Os dez anos de existência das EGAP não se passaram sem ataques da
repressão. Uma das exposições foi encerrada pela PIDE depois da abertura
e vários quadros retirados.
Mas os artistas resistiram e as EGAP constituíram uma abertura e um
campo adequado para a apresentação de manifestações artísticas que
lutavam pela conquista da expressão livre, pelo que, a cada artista,
interessava exprimir como fundo e forma e, em última análise,
contribuindo para fomentar uma renovação do panorama artístico
português.
Foi assim que, nas EGAP surgiram, com a força e pujança da
juventude, novas camadas de artistas, que não tinham acolhimento nos
Salões do SNI de António Ferro. Esses jovens artistas rebeldes iriam
afirmar-se no futuro como artistas marcantes na Arte Portuguesa. Entre
eles Júlio Pomar, cujo mural no cinema Batalha do Porto foi mandado
tapar pela PIDE, por representar cenas populares das festas do S. João
no Porto (restam fotos), Lima de Freitas, Querubim Lapa (natural de
Portimão), os escultores Maria Barreira, Vasco da Conceição, e ainda
José Dias Coelho, e Jorge Vieira, com o seu projecto de monumento ao
prisioneiro político desconhecido (já executado em Beja).

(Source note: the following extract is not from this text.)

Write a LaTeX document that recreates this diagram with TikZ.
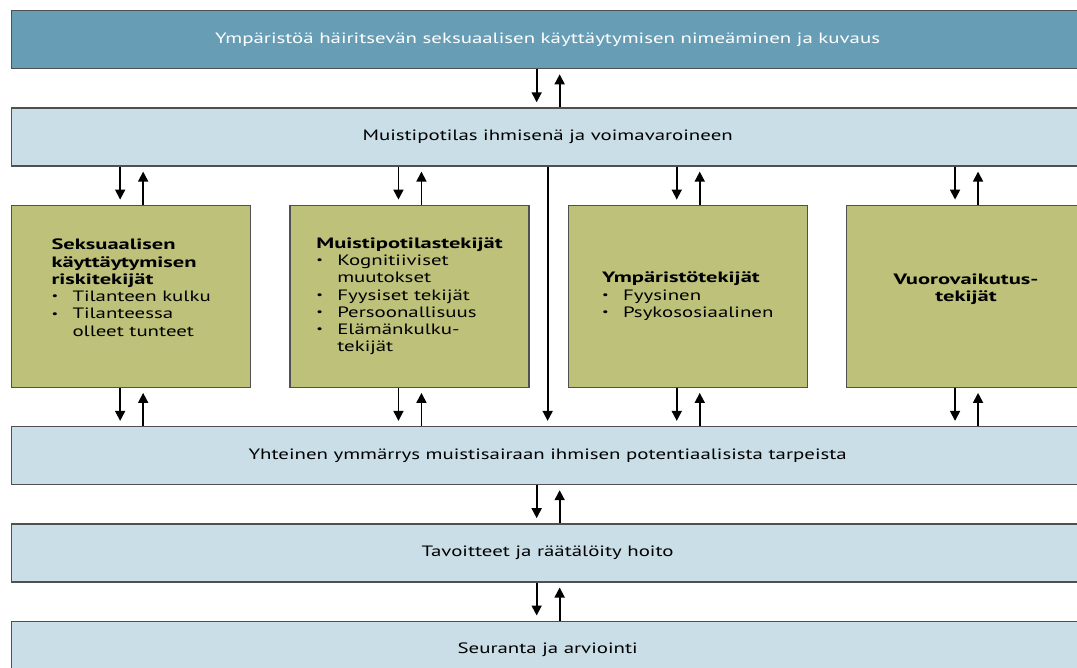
\documentclass[tikz,border=0pt]{standalone}
\usepackage{fontspec}
\setmainfont[FakeStretch=1.39, BoldFeatures={FakeStretch=1.5}]{PT Sans}
\usetikzlibrary{positioning,arrows.meta}
\definecolor{topblue}{RGB}{103,158,182}
\definecolor{paleblue}{RGB}{202,222,232}
\definecolor{olive}{RGB}{189,193,122}
\definecolor{edge}{RGB}{80,80,80}
\newcommand{\itm}[1]{\makebox[21pt][l]{\raisebox{0.25ex}{\scalebox{0.7}{\textbullet}}}#1}
\newcommand{\cnt}[1]{\hspace*{21pt}#1}

\begin{document}
\begin{tikzpicture}[x=1pt,y=-1pt,font=\fontsize{15}{17.3}\selectfont,
		node distance=38pt,
		bar/.style={draw=edge, line width=1.3pt, fill=paleblue, minimum width=1072pt,
		minimum height=58pt, inner sep=0pt},
		factor/.style={draw=edge, line width=1.3pt, fill=olive, minimum width=239pt,
		minimum height=182pt, inner sep=0pt, align=left},
		arr/.style={line width=1.7pt, -{Triangle[width=10pt,length=10pt]}, shorten >=5pt}]
		\useasboundingbox (0,0) rectangle (1077,668);
		\clip (0,0) rectangle (1077,668);
		% bars
		\node[bar, fill=topblue, text=white, anchor=north west] (kuvaus) at (11,10)
			{Ympäristöä häiritsevän seksuaalisen käyttäytymisen nimeäminen ja kuvaus};
		\node[bar, below=of kuvaus] (potilas) {Muistipotilas ihmisenä ja voimavaroineen};
		% factor boxes
		\node[factor, below=of potilas.south west, anchor=north west] (riski)
			{\textbf{Seksuaalisen}\\ \textbf{käyttäytymisen}\\ \textbf{riskitekijät}\\
			\itm{Tilanteen kulku}\\ \itm{Tilanteessa}\\ \cnt{olleet tunteet}\\ \mbox{}};
		\node[factor, right=of riski] (muisti)
			{\textbf{Muistipotilastekijät}\\ \itm{Kognitiiviset}\\ \cnt{muutokset}\\
			\itm{Fyysiset tekijät}\\ \itm{Persoonallisuus}\\ \itm{Elämänkulku-}\\ \cnt{tekijät}};
		\node[factor, right=of muisti] (ymparisto)
			{\textbf{Ympäristötekijät}\\ \itm{Fyysinen}\\ \itm{Psykososiaalinen}};
		\node[factor, right=of ymparisto, align=center, font=\fontsize{15}{17.3}\selectfont\bfseries] (vuoro)
			{Vuorovaikutus-\\ tekijät\\ \mbox{}};
		\node[bar, below=of riski.south west, anchor=north west] (ymmarrys)
			{Yhteinen ymmärrys muistisairaan ihmisen potentiaalisista tarpeista};
		\node[bar, below=of ymmarrys] (hoito) {Tavoitteet ja räätälöity hoito};
		\node[bar, below=of hoito] (seuranta) {Seuranta ja arviointi};
		% arrows
		\draw[arr] ([xshift=-11pt]kuvaus.south) -- ([xshift=-11pt]potilas.north);
		\draw[arr] ([xshift=12pt]potilas.north) -- ([xshift=12pt]kuvaus.south);
		\foreach \f in {riski,muisti,ymparisto,vuoro}{
			\draw[arr] ([xshift=-11pt]\f.north |- potilas.south) -- ([xshift=-11pt]\f.north);
			\draw[arr] ([xshift=12pt]\f.north) -- ([xshift=12pt]\f.north |- potilas.south);
			\draw[arr] ([xshift=-11pt]\f.south) -- ([xshift=-11pt]\f.south |- ymmarrys.north);
			\draw[arr] ([xshift=12pt]\f.south |- ymmarrys.north) -- ([xshift=12pt]\f.south);
		}
		\draw[arr] (potilas.south) -- (ymmarrys.north);
		\draw[arr] ([xshift=-11pt]ymmarrys.south) -- ([xshift=-11pt]hoito.north);
		\draw[arr] ([xshift=12pt]hoito.north) -- ([xshift=12pt]ymmarrys.south);
		\draw[arr] ([xshift=-11pt]hoito.south) -- ([xshift=-11pt]seuranta.north);
		\draw[arr] ([xshift=12pt]seuranta.north) -- ([xshift=12pt]hoito.south);
	\end{tikzpicture}
\end{document}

Muitos outros artistas, de renome, iniciaram-se nessas exposições,
como os pintores Rolando Sá Nogueira, João Hogan, Rogério Ribeiro, Maria
Keil, e os arquitectos Sena da Silva, Castro Rodrigues, Hernani Gandra e
P.Cid.
Ficou claro que, se o neo-realismo adquiriu maior visibilidade a partir
da EGAP, e nelas predominou, a verdade é que estas apresentavam uma
pluralidade de opções estéticas decorrente dos objectivos de abrangência
e de unidade política dos seus organizadores. Nelas participaram,
enquanto o quiseram, surrealistas e artistas abstractos.
A própria evolução daqueles que, tendo sido cultores da prática e da
reflexão plástica do neo-realismo, passaram para outras opções
estéticas, comprovam que ali tinham ganho o poderoso impulso do
inconformismo e da luta pelo novo, que os catapultou para novas
experiências, como Júlio Pomar, Lima de Freitas, Querubim Lapa e Rogério
Ribeiro.
Um aspecto pouco conhecido é que as Exposições Gerais de Artes
Plásticas acolheram nos seus salões, pela primeira vez, a fotografia
como expressão artística, pois, até ali, só era exposta nos foto-clubes e
exposições fotográficas de amadores. Nelas participaram, com
fotografias, Victor Palla (depois publicadas no livro “Lisboa, cidade
triste e alegre”), o arquitecto Keil do Amaral e Augusto Cabrita, o
grande fotógrafo de temática neo-realista.
Também pela primeira vez, as EGAP apresentaram a gravura, nas suas
várias modalidades, dentro do critério de que a gravura é uma das formas
de arte que mais facilita a divulgação ampla entre as camadas
populares.
Na Escola Superior de Belas Artes, não se ensinava então a gravura, e
foi a partir do incremento dado pelas EGAP que artistas que nelas
expunham criaram a Cooperativa de Gravura, em 1956, que deu enorme
incremento a esta forma de arte.
Com a criação da Fundação Gulbenkian, em 1956, sem dúvida que maiores facilidades se abriram aos artistas portugueses.
Mas a verdade é que a frente dos intelectuais antifascistas nunca
permitiu espaço de manobra e de credibilidade às tentativas de captação
do regime fascista.
E na revolução do 25 de Abril, participaram com a sua arte nos
momentos exaltantes da vitória do MFA. Como fizeram Cipriano Dourado,
com as suas gravuras, e o grande artista João Abel Manta, com os seus
cartazes.
Nota: Esta é a palestra proferida por Margarida Tengarrinha, membro do
Partido Comunista Português, Resistente Anti Fascista, ex deputada à
Assembleia da República após o 25 de Abril e Artista Plástica, na
segunda-feira, dia 22 de Abril, na tertúlia sobre “A Arte antes e depois
do 25 de Abril de 74”, que teve lugar no Café-Concerto do Teatro
Municipal de Portimão.
A autora escreve segundo o anterior Acordo Ortográfico.